Print only the lines from the top of the data through the line with "0.6, 0.46, 0.35, 0.27, 0.2, 0.15, 0.12, 0.1, 0.07, 0.035, 0.0]", both included, skipping every picture.

───

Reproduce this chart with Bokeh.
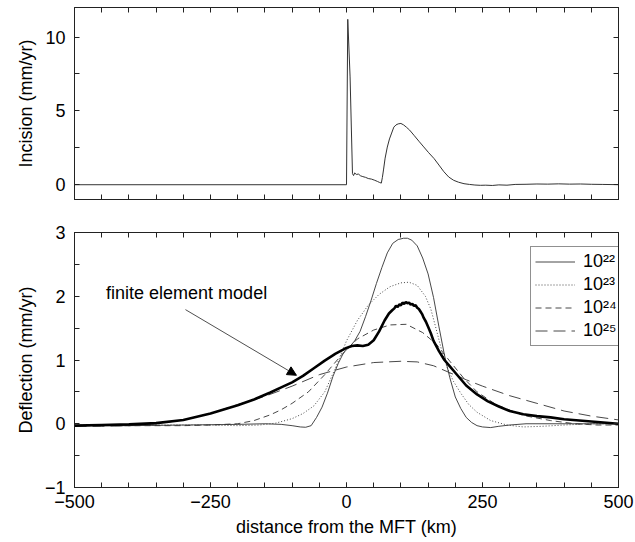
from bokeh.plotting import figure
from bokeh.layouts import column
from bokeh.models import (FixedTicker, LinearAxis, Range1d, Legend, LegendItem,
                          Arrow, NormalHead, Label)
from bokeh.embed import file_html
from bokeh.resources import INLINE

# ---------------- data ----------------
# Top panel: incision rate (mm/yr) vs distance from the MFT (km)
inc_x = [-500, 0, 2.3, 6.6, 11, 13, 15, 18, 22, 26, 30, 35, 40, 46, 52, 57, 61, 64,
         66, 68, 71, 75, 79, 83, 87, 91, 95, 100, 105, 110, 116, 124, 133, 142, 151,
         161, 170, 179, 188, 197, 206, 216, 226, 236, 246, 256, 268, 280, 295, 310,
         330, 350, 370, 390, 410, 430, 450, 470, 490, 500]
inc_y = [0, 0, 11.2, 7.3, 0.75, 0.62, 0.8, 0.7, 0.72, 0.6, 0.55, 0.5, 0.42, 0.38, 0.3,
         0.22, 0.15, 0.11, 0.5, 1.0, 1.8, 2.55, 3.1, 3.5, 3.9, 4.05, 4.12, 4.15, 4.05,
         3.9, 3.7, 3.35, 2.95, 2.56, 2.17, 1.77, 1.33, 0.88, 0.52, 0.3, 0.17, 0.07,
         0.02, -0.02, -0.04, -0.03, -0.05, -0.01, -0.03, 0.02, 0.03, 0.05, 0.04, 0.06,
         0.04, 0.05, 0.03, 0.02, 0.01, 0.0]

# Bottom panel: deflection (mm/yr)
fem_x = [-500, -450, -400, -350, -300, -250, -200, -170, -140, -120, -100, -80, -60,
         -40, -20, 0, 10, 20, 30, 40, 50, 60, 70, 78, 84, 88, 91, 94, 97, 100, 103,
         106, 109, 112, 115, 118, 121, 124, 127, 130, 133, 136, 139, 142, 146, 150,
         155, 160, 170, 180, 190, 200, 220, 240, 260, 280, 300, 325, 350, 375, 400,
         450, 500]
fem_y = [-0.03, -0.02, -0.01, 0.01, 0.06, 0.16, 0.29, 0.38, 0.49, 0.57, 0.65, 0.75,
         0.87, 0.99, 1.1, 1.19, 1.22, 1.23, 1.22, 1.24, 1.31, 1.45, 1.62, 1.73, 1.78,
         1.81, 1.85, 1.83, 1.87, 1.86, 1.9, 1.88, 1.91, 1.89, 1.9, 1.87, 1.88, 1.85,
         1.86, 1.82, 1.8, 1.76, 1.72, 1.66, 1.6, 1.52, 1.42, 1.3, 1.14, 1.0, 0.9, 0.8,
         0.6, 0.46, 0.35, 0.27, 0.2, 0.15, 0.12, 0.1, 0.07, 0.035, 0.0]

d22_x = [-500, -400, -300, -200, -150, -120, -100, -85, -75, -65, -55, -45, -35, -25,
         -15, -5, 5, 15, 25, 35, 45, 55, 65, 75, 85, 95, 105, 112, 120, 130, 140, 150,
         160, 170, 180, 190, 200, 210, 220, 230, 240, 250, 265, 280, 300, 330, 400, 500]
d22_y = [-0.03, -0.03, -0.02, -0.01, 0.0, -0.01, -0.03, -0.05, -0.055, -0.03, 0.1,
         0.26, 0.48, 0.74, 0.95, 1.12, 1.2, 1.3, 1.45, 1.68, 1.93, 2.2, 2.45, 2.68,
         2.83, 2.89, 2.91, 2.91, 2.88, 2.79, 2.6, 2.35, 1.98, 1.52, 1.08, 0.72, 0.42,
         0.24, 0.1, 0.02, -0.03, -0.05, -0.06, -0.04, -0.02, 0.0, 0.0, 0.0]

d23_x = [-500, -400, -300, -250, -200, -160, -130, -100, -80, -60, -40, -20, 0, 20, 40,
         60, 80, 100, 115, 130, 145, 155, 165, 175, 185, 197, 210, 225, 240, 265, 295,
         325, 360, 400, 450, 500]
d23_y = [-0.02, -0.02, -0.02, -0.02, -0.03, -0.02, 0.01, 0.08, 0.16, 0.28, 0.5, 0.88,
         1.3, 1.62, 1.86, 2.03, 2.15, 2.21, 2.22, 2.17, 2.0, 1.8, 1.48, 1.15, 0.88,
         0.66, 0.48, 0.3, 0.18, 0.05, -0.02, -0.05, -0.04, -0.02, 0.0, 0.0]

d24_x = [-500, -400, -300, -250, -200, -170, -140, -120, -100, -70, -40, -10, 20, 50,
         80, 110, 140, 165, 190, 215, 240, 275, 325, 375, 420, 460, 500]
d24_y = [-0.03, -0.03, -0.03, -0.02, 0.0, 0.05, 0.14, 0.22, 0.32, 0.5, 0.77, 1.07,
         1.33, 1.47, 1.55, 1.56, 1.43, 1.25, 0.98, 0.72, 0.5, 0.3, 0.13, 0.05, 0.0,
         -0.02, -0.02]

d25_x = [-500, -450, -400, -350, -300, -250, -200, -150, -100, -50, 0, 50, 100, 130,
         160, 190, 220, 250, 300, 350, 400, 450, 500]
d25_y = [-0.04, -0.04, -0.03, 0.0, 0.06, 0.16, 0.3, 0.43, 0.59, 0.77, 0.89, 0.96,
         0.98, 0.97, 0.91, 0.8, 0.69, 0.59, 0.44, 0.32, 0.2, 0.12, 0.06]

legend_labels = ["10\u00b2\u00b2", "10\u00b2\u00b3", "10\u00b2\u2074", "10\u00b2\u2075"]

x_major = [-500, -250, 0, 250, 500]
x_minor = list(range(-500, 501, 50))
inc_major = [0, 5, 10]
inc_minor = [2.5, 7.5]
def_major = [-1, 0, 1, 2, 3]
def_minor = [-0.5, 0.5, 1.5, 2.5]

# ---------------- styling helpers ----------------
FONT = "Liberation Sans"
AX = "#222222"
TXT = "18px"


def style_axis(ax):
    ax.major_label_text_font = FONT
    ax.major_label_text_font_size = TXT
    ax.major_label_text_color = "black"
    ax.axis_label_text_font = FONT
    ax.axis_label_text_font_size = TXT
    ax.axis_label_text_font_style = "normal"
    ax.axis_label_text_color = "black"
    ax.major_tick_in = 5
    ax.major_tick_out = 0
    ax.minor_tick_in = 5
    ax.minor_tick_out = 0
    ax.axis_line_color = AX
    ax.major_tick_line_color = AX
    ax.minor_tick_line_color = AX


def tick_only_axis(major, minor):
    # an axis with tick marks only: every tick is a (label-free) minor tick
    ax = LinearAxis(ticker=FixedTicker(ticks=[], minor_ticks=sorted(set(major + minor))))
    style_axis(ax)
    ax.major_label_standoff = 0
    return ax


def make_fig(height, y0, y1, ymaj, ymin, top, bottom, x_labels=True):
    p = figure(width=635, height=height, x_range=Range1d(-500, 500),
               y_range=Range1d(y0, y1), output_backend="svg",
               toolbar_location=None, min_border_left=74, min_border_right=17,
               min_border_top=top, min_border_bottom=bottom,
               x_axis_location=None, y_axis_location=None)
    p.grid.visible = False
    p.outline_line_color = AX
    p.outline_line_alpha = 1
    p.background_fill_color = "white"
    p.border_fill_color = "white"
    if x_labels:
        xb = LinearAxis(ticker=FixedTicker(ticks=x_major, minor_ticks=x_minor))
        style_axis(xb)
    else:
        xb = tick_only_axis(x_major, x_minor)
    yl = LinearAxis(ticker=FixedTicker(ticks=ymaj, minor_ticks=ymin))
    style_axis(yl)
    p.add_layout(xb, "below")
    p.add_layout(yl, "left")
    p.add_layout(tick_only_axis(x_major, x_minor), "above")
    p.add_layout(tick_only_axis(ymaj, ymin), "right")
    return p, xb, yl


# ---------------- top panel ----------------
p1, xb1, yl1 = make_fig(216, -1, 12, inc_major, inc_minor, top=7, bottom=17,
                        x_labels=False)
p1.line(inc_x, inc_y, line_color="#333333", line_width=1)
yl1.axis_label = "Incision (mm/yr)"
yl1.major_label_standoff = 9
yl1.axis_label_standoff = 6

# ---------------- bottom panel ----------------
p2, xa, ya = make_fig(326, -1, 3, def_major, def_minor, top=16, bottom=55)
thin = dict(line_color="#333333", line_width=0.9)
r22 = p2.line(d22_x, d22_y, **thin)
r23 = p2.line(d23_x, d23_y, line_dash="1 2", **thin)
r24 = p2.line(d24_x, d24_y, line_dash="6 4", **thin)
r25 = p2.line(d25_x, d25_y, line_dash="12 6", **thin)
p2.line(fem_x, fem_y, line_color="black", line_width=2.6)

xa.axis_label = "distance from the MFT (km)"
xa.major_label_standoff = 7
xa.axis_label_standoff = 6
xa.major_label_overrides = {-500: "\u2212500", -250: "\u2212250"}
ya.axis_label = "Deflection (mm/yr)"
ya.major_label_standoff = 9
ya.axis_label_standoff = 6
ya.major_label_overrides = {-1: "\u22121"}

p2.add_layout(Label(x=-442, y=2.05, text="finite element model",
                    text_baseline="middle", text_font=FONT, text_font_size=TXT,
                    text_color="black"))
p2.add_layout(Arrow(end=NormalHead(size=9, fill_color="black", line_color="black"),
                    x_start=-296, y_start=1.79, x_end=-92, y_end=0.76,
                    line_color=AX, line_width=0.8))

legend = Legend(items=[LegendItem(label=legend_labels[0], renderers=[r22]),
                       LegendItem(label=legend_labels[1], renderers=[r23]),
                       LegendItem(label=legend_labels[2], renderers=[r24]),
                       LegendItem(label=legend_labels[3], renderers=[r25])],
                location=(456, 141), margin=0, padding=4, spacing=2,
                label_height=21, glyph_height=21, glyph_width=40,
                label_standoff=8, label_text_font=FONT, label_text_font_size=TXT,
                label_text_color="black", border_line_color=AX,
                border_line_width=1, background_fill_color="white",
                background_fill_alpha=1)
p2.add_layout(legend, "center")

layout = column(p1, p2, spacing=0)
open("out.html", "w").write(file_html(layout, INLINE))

───

# Correct output
Reproduce this chart with Bokeh.
from bokeh.plotting import figure
from bokeh.layouts import column
from bokeh.models import (FixedTicker, LinearAxis, Range1d, Legend, LegendItem,
                          Arrow, NormalHead, Label)
from bokeh.embed import file_html
from bokeh.resources import INLINE

# ---------------- data ----------------
# Top panel: incision rate (mm/yr) vs distance from the MFT (km)
inc_x = [-500, 0, 2.3, 6.6, 11, 13, 15, 18, 22, 26, 30, 35, 40, 46, 52, 57, 61, 64,
         66, 68, 71, 75, 79, 83, 87, 91, 95, 100, 105, 110, 116, 124, 133, 142, 151,
         161, 170, 179, 188, 197, 206, 216, 226, 236, 246, 256, 268, 280, 295, 310,
         330, 350, 370, 390, 410, 430, 450, 470, 490, 500]
inc_y = [0, 0, 11.2, 7.3, 0.75, 0.62, 0.8, 0.7, 0.72, 0.6, 0.55, 0.5, 0.42, 0.38, 0.3,
         0.22, 0.15, 0.11, 0.5, 1.0, 1.8, 2.55, 3.1, 3.5, 3.9, 4.05, 4.12, 4.15, 4.05,
         3.9, 3.7, 3.35, 2.95, 2.56, 2.17, 1.77, 1.33, 0.88, 0.52, 0.3, 0.17, 0.07,
         0.02, -0.02, -0.04, -0.03, -0.05, -0.01, -0.03, 0.02, 0.03, 0.05, 0.04, 0.06,
         0.04, 0.05, 0.03, 0.02, 0.01, 0.0]

# Bottom panel: deflection (mm/yr)
fem_x = [-500, -450, -400, -350, -300, -250, -200, -170, -140, -120, -100, -80, -60,
         -40, -20, 0, 10, 20, 30, 40, 50, 60, 70, 78, 84, 88, 91, 94, 97, 100, 103,
         106, 109, 112, 115, 118, 121, 124, 127, 130, 133, 136, 139, 142, 146, 150,
         155, 160, 170, 180, 190, 200, 220, 240, 260, 280, 300, 325, 350, 375, 400,
         450, 500]
fem_y = [-0.03, -0.02, -0.01, 0.01, 0.06, 0.16, 0.29, 0.38, 0.49, 0.57, 0.65, 0.75,
         0.87, 0.99, 1.1, 1.19, 1.22, 1.23, 1.22, 1.24, 1.31, 1.45, 1.62, 1.73, 1.78,
         1.81, 1.85, 1.83, 1.87, 1.86, 1.9, 1.88, 1.91, 1.89, 1.9, 1.87, 1.88, 1.85,
         1.86, 1.82, 1.8, 1.76, 1.72, 1.66, 1.6, 1.52, 1.42, 1.3, 1.14, 1.0, 0.9, 0.8,
         0.6, 0.46, 0.35, 0.27, 0.2, 0.15, 0.12, 0.1, 0.07, 0.035, 0.0]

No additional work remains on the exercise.